Tuesday, January 23, 2007

LCD monitors

While chatting in World of Warcraft a friend of mine mentioned being tempted to buy a 22" wide-screen LCD monitor, which he seen for less than $300. Sounds tempting, although I'd probably rather pay a bit more for a higher quality model. If I had a wide-screen monitor, my priest would actually *see* something in raids beyond the CTRaid windows which are currently blocking most of his field of view. :)
 
So while I was still thinking about that, some IT technician came by at my office and replaced all our CRT screens with LCD screens. And I can't really say I'm happy. The problem is that on a LCD screen the brightness varies with viewing angle, more on some models, less on others. For ergonomic reasons you should place your monitor so that its upper edge is at the height of your eyes.
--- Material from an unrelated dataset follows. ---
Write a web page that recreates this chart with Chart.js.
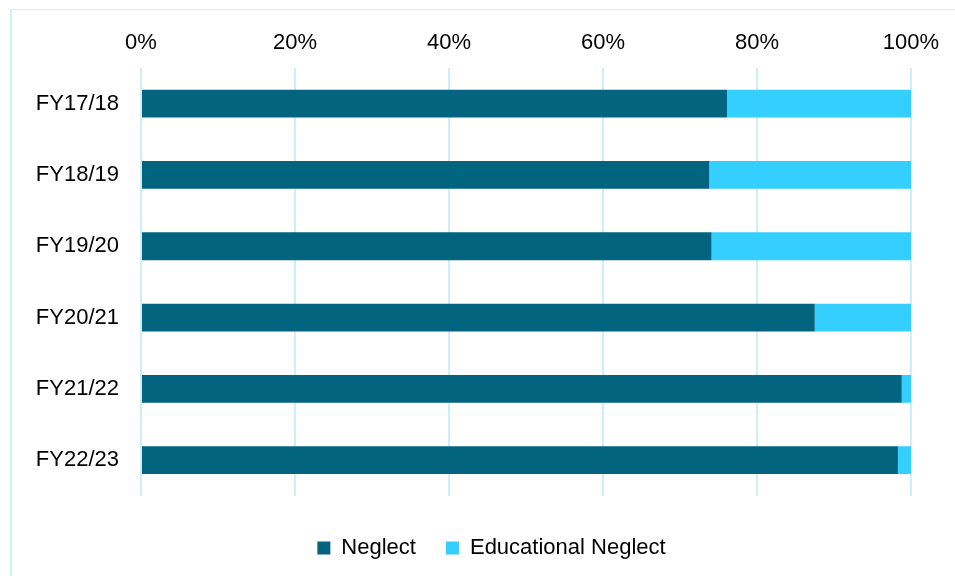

So you're looking straight at the upper part, but down onto the lower part. And on the LCD monitor I got that difference in viewing angle makes the lower half of the screen much brighter than the upper half. If I set the brightness to be okay for the upper half, then everything on the lower half is too bright and the colors too pale. Which isn't much of a problem at work, but would certainly be annoying for playing games, which tend to be a lot more colorful than Microsoft Office.
 
I think I should take a look at some LCD monitors in a shop to see whether they all have the same problem, or whether that is a specific problem with the cheap screen I got at work. But I'm planning to buy a new computer this year, probably a Dell again, and with Dell I obviously can't look at the screen before buying it. Anyone got a Dell wide-screen LCD monitor and can check whether the lower edge is brighter than the upper one?